The second ferroelectric memory system of this invention comprises first and second bit lines; a cell plate line; a first ferroelectric capacitor including a ferroelectric film and disposed between the first bit line and the cell plate line; a second ferroelectric capacitor including a ferroelectric film and disposed between the second bit line and the cell plate line; first and second memory cell transistors respectively disposed between the first and second bit lines and the first and second ferroelectric capacitors; and writing/rewriting control means for conducting a write operation in the ferroelectric film of the first ferroelectric capacitor with a first energy for attaining a first polarized state and subsequently conducting a rewrite operation with a second energy for attaining a second polarized state that is obtained by changing the first polarized state in a direction where a polarity is to be changed, while conducting a write operation in the ferroelectric film of the second ferroelectric capacitor with the first energy for attaining a third polarized state and subsequently conducting a rewrite operation with the second energy for attaining a fourth polarized state that is obtained by changing the third polarized state in a direction where a polarity is to be changed, wherein the first energy and the second energy are supplied in a manner that the first polarized state has an opposite polarity to the second polarized state.
It has been found that a read error can be avoided in this manner even when a read operation is conducted with an energy substantially the same as an energy used in a write operation.
The third ferroelectric memory system of this invention comprises first and second bit lines; a cell plate line; a first ferroelectric capacitor including a ferroelectric film and disposed between the first bit line and the cell plate line; a second ferroelectric capacitor including a ferroelectric film and disposed between the second bit line and the cell plate line; first and second memory cell transistors respectively disposed between the first and second bit lines and the first and second ferroelectric capacitors; writing/rewriting control means for conducting a write operation in the ferroelectric film of the first ferroelectric capacitor with a first energy for attaining a first polarized state and subsequently conducting a rewrite operation with a second energy for attaining a second polarized state that is obtained by changing the first polarized state in a direction where a polarity is to be changed, while conducting a write operation in the ferroelectric film of the second ferroelectric capacitor with the first energy for attaining a third polarized state and subsequently conducting a rewrite operation with the second energy for attaining a fourth polarized state that is obtained by changing the third polarized state in a direction where a polarity is to be changed; and reading control means for conducting a read operation by supplying a third energy to the ferroelectric films of the first and second ferroelectric capacitors through the cell plate line, wherein the third energy is smaller than the second energy.
In this manner, a read error can be prevented in a ferroelectric memory system having a 2T2C memory cell structure.
The fourth ferroelectric memory system of this invention comprises a bit line; a cell plate line; a ferroelectric capacitor including a ferroelectric film and disposed between the bit line and the cell plate line; a memory cell transistor disposed between the bit line and the ferroelectric capacitor; and a writing control circuit for supplying a first energy for polarizing the ferroelectric film of the ferroelectric capacitor between the cell plate line and the bit line, wherein the writing control circuit controls the first energy in a manner that the ferroelectric film is placed in substantially the same polarized state against a temperature change.
In this manner, the polarization inversion of the ferroelectric capacitor can be sufficiently conducted without increasing a write voltage by using a voltage increasing circuit or the like but by sufficiently elongating a write pulse width (time duration), so that a ferroelectric memory system capable of a normal operation at a low voltage can be realized.

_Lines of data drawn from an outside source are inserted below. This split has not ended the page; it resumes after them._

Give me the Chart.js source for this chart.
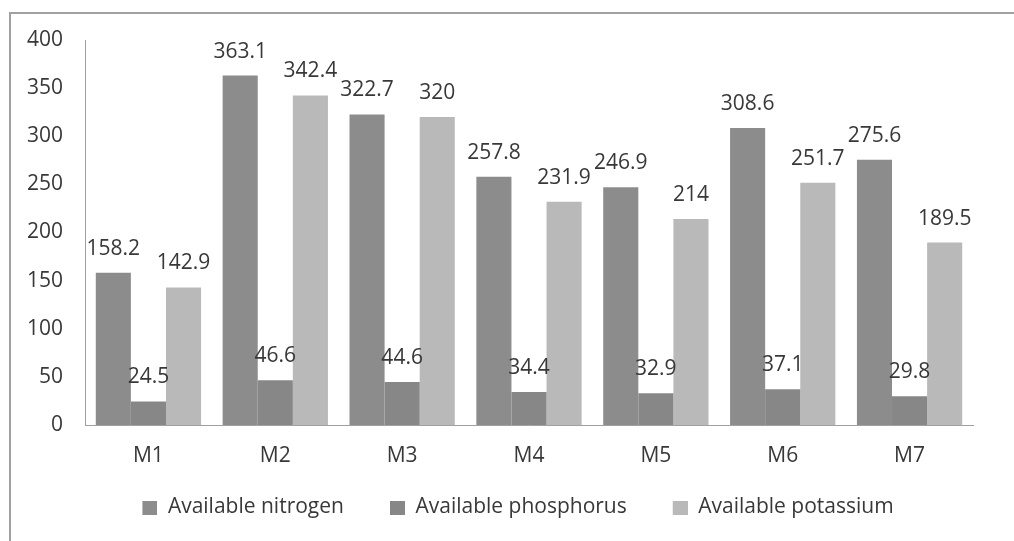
<!DOCTYPE html>
<html>
<head>
<meta charset="utf-8">
<script src="https://cdn.jsdelivr.net/npm/chart.js@4"></script>
<style>
  html, body { margin: 0; padding: 0; background: #fff; }
  #wrap { width: 1014px; height: 541px; position: relative; }
</style>
</head>
<body>
<div id="wrap"><canvas id="chart" width="1014" height="541"></canvas></div>
<script>
const categories = ['M1', 'M2', 'M3', 'M4', 'M5', 'M6', 'M7'];
const nitrogen = [158.2, 363.1, 322.7, 257.8, 246.9, 308.6, 275.6];
const phosphorus = [24.5, 46.6, 44.6, 34.4, 32.9, 37.1, 29.8];
const potassium = [142.9, 342.4, 320, 231.9, 214, 251.7, 189.5];
const seriesNames = ['Available nitrogen', 'Available phosphorus', 'Available potassium'];
const seriesColors = ['#8c8c8c', '#878787', '#b9b9b9'];

const FONT = '"Open Sans", sans-serif';
const TEXT = '#383838';

// legend swatch with some blank room in front, so items sit further apart
const makeSwatch = (color) => {
  const c = document.createElement('canvas');
  c.width = 35;
  c.height = 14;
  const g = c.getContext('2d');
  g.fillStyle = color;
  g.fillRect(20, 0, 15, 14);
  return c;
};
const swatches = seriesColors.map(makeSwatch);

// outer frame like the pasted office chart
const framePlugin = {
  id: 'frame',
  beforeDraw: (chart) => {
    const ctx = chart.ctx;
    ctx.save();
    ctx.strokeStyle = '#a0a0a0';
    ctx.lineWidth = 2;
    ctx.beginPath();
    ctx.moveTo(10, 541);
    ctx.lineTo(10, 13);
    ctx.lineTo(1014, 13);
    ctx.stroke();
    ctx.restore();
  },
};

const valueLabels = {
  id: 'valueLabels',
  afterDatasetsDraw: (chart) => {
    const ctx = chart.ctx;
    ctx.save();
    ctx.font = '21px ' + FONT;
    ctx.fillStyle = TEXT;
    ctx.textAlign = 'center';
    ctx.textBaseline = 'middle';
    chart.data.datasets.forEach((ds, i) => {
      chart.getDatasetMeta(i).data.forEach((bar, j) => {
        ctx.fillText(String(ds.data[j]), bar.x, bar.y - 24);
      });
    });
    ctx.restore();
  },
};

const defaultLabels = Chart.defaults.plugins.legend.labels.generateLabels;

new Chart(document.getElementById('chart'), {
  type: 'bar',
  data: {
    labels: categories,
    datasets: [nitrogen, phosphorus, potassium].map((data, i) => ({
      label: seriesNames[i],
      data: data,
      backgroundColor: seriesColors[i],
      barPercentage: 1,
      categoryPercentage: 0.83,
    })),
  },
  options: {
    responsive: false,
    animation: false,
    layout: { padding: { left: 2, right: 0, top: 40, bottom: 13 } },
    plugins: {
      tooltip: { enabled: false },
      legend: {
        position: 'bottom',
        labels: {
          color: TEXT,
          font: { family: FONT, size: 21 },
          usePointStyle: true,
          pointStyleWidth: 35,
          boxHeight: 14,
          padding: 26,
          generateLabels: (chart) =>
            defaultLabels(chart).map((item, i) => ({ ...item, pointStyle: swatches[i] })),
        },
      },
    },
    scales: {
      x: {
        grid: { display: false, drawTicks: false },
        border: { color: '#a0a0a0', width: 1 },
        ticks: { color: TEXT, font: { family: FONT, size: 21 }, padding: 18 },
        afterFit: (scale) => { scale.height = 46; },
      },
      y: {
        min: 0,
        max: 400,
        grid: { display: false, drawTicks: false },
        border: { color: '#a0a0a0', width: 1 },
        ticks: { stepSize: 50, color: TEXT, font: { family: FONT, size: 21 }, padding: 22 },
        afterFit: (scale) => { scale.width = 83; },
      },
      // empty spacer on the right so the legend centres like the original
      spacer: {
        position: 'right',
        grid: { display: false, drawTicks: false },
        border: { display: false },
        ticks: { display: false },
        afterFit: (scale) => { scale.width = 41; },
      },
    },
  },
  plugins: [framePlugin, valueLabels],
});
</script>
</body>
</html>
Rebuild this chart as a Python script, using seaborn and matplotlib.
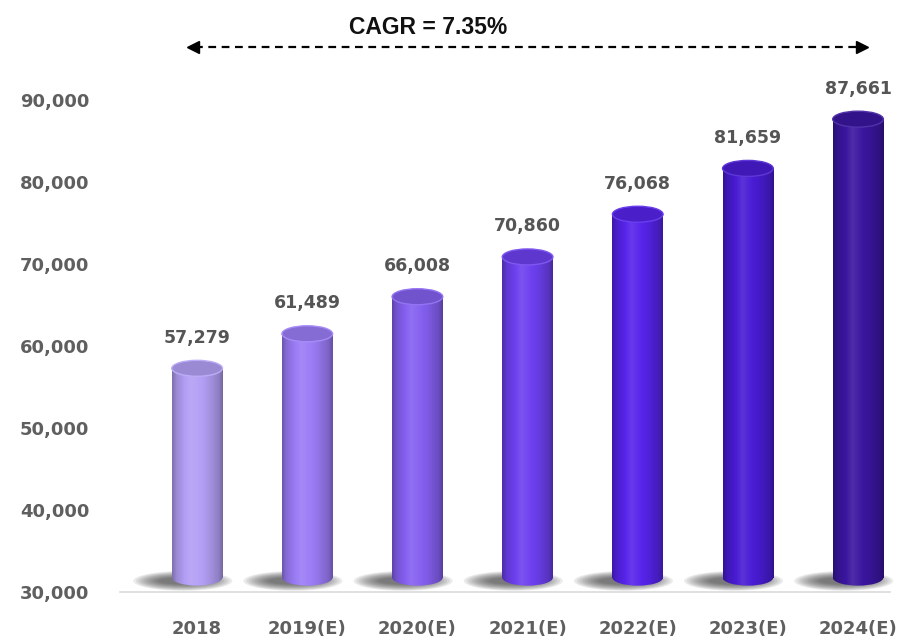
import numpy as np
import matplotlib
matplotlib.use("Agg")
import matplotlib.pyplot as plt
import matplotlib.colors as mcolors
from matplotlib.patches import Ellipse
from matplotlib.transforms import blended_transform_factory
import seaborn as sns

# ---- data ----
years = ["2018", "2019(E)", "2020(E)", "2021(E)", "2022(E)", "2023(E)", "2024(E)"]
values = [57279, 61489, 66008, 70860, 76068, 81659, 87661]
bar_colors = ["#b39ff5", "#9b7cf6", "#8560f0", "#6d40ef", "#5624ea", "#491cd4", "#3a169f"]
y_ticks = [30000, 40000, 50000, 60000, 70000, 80000, 90000]
cagr_text = "CAGR = 7.35%"

sns.set_theme(style="white")
plt.rcParams["font.family"] = ["DejaVu Sans"]

fig = plt.figure(figsize=(9.01, 6.43), dpi=100)
ax = fig.add_axes([120 / 901, 1 - 592 / 643, 770 / 901, 533 / 643])

sns.barplot(x=years, y=values, hue=years, palette=bar_colors, legend=False,
            width=0.46, saturation=1, ax=ax, zorder=3)

ymin, ymax = 30000, 95000
xlo, xhi = -0.70, 6.29
cap_h = 1950      # ellipse height in data units
floor = ymin + 1750  # visual floor of the cylinders

def shade(color, f):
    c = np.array(mcolors.to_rgb(color))
    if f >= 1:
        return c + (1 - c) * (f - 1)
    return c * f

t = np.linspace(0, 1, 64)
profile = np.interp(t, [0, 0.08, 0.38, 0.7, 0.92, 1.0], [0.70, 0.86, 1.10, 0.95, 0.80, 0.66])

for bar, col in zip(ax.patches, bar_colors):
    x0 = bar.get_x()
    w = bar.get_width()
    h = bar.get_height()
    xc = x0 + w / 2
    # soft base shadow (layered for blur)
    n = 10
    for k in range(n):
        s = 1 - k / n
        ax.add_patch(Ellipse((xc - 0.13, ymin + 1350), 0.40 + 0.50 * s, 700 + 1700 * s,
                             facecolor="#2a2a2a", edgecolor="none", alpha=0.09,
                             zorder=2, clip_on=False))
    img = np.array([[shade(col, f) for f in profile]])
    # gradient body above the floor
    im = ax.imshow(img, extent=[x0, x0 + w, floor, h], aspect="auto",
                   zorder=3, interpolation="bicubic")
    im.set_clip_path(bar)
    bar.set_facecolor("none")
    bar.set_edgecolor("none")
    # rounded bottom
    bot = Ellipse((xc, floor), w, cap_h, facecolor="none", edgecolor="none")
    ax.add_patch(bot)
    im2 = ax.imshow(img, extent=[x0, x0 + w, floor - cap_h, floor + 10], aspect="auto",
                    zorder=3, interpolation="bicubic")
    im2.set_clip_path(bot)
    # top cap
    ax.add_patch(Ellipse((xc, h), w, cap_h, facecolor=shade(col, 0.86),
                         edgecolor=shade(col, 1.12), linewidth=1.0, zorder=4))

for i, v in enumerate(values):
    ax.annotate(f"{v:,}", (i, v), xytext=(0, 22), textcoords="offset points",
                ha="center", va="center", fontsize=12.5, fontweight="bold",
                color="#555555")

ax.set_xlim(xlo, xhi)
ax.set_ylim(ymin, ymax)
ax.set_yticks(y_ticks)
ax.set_yticklabels([f"{v:,}" for v in y_ticks])
ax.tick_params(axis="both", length=0, labelsize=13, colors="#5f5f5f")
ax.tick_params(axis="x", pad=20)
ax.tick_params(axis="y", pad=22)
for lab in ax.get_xticklabels() + ax.get_yticklabels():
    lab.set_fontweight("bold")
ax.set_xlabel("")
ax.set_ylabel("")
for s in ["top", "right", "left"]:
    ax.spines[s].set_visible(False)
ax.spines["bottom"].set_color("#dadada")
ax.spines["bottom"].set_linewidth(1.2)
ax.spines["bottom"].set_zorder(1)
ax.grid(False)

# CAGR arrow and text
tr = blended_transform_factory(ax.transData, ax.transAxes)
ax.plot([-0.02, 6.02], [1.0225, 1.0225], transform=tr, color="black",
        linestyle=(0, (3.5, 2.5)), linewidth=1.6, clip_on=False)
ax.plot([-0.04], [1.0225], transform=tr, marker="<", color="black",
        markersize=8, clip_on=False)
ax.plot([6.04], [1.0225], transform=tr, marker=">", color="black",
        markersize=8, clip_on=False)
ax.text(2.1, 1.060, cagr_text, transform=tr, ha="center", va="center",
        fontsize=16.5, fontweight="bold", color="#111111",
        family=["Liberation Sans", "DejaVu Sans"])

fig.savefig("out.png", dpi=100)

Furthermore, as a result, a high speed operation can be retained as far as possible even at a low temperature.
The fourth ferroelectric memory system can further comprise reading control means for supplying a second energy for reading a polarized state of the ferroelectric film, and the second energy can be smaller than the first energy.
In the fourth ferroelectric memory system, the writing control circuit can control to conduct a write operation at a higher voltage when a temperature is lower, or the writing control circuit can supply a write signal with a larger pulse width as a temperature is lower.
In the fourth ferroelectric memory system, the writing control circuit can include an internal voltage generation circuit for generating an internal voltage signal that has a lower voltage as a temperature is lower; and a circuit for receiving the internal voltage signal generated by the internal pulse signal generation circuit and generating a pulse signal having a larger pulse width as the voltage of the internal voltage signal is lower.
The first method of this invention of driving a ferroelectric memory system including a ferroelectric capacitor provided with a ferroelectric film and disposed between a bit line and the cell plate line and a memory cell transistor disposed between the bit line and the ferroelectric capacitor, comprises a first step of supplying the ferroelectric capacitor with a first energy for polarizing the ferroelectric film in an unsaturated state; and a second step of supplying the ferroelectric capacitor with a second energy for reading a polarized state of the ferroelectric film, wherein the second energy is smaller than the first energy.
In the first method of driving a ferroelectric memory system, a first pulse signal having a predetermined pulse width can be supplied in the first step, and a second pulse signal having a pulse width smaller than the predetermined pulse width can be supplied in the second step.
The second method of this invention of driving a ferroelectric memory system including first and second ferroelectric capacitors respectively provided with ferroelectric films and disposed between first and second bit lines and a cell plate line, and first and second memory cell transistors respectively disposed between the first and second bit lines and the first and second ferroelectric capacitors, comprises a first step of conducing a write operation in the ferroelectric film of the first ferroelectric capacitor with a first energy for attaining a first polarized state and subsequently conducting a rewrite operation with a second energy for attaining a second polarized state that is obtained by changing the first polarized state in a direction toward an opposite polarity, while conducting a write operation in the ferroelectric film of the second ferroelectric capacitor with the first energy for attaining a third polarized state and subsequently conducting a rewrite operation with the second energy for attaining a fourth polarized state that is obtained by changing the third polarized state in a direction toward an opposite polarity; and a second step of conducting a read operation by supplying a third energy to the ferroelectric films of the first and second ferroelectric capacitors through the cell plate line, wherein the first energy and the second energy are supplied in a manner that the second polarized state has an opposite polarity to the first polarized state.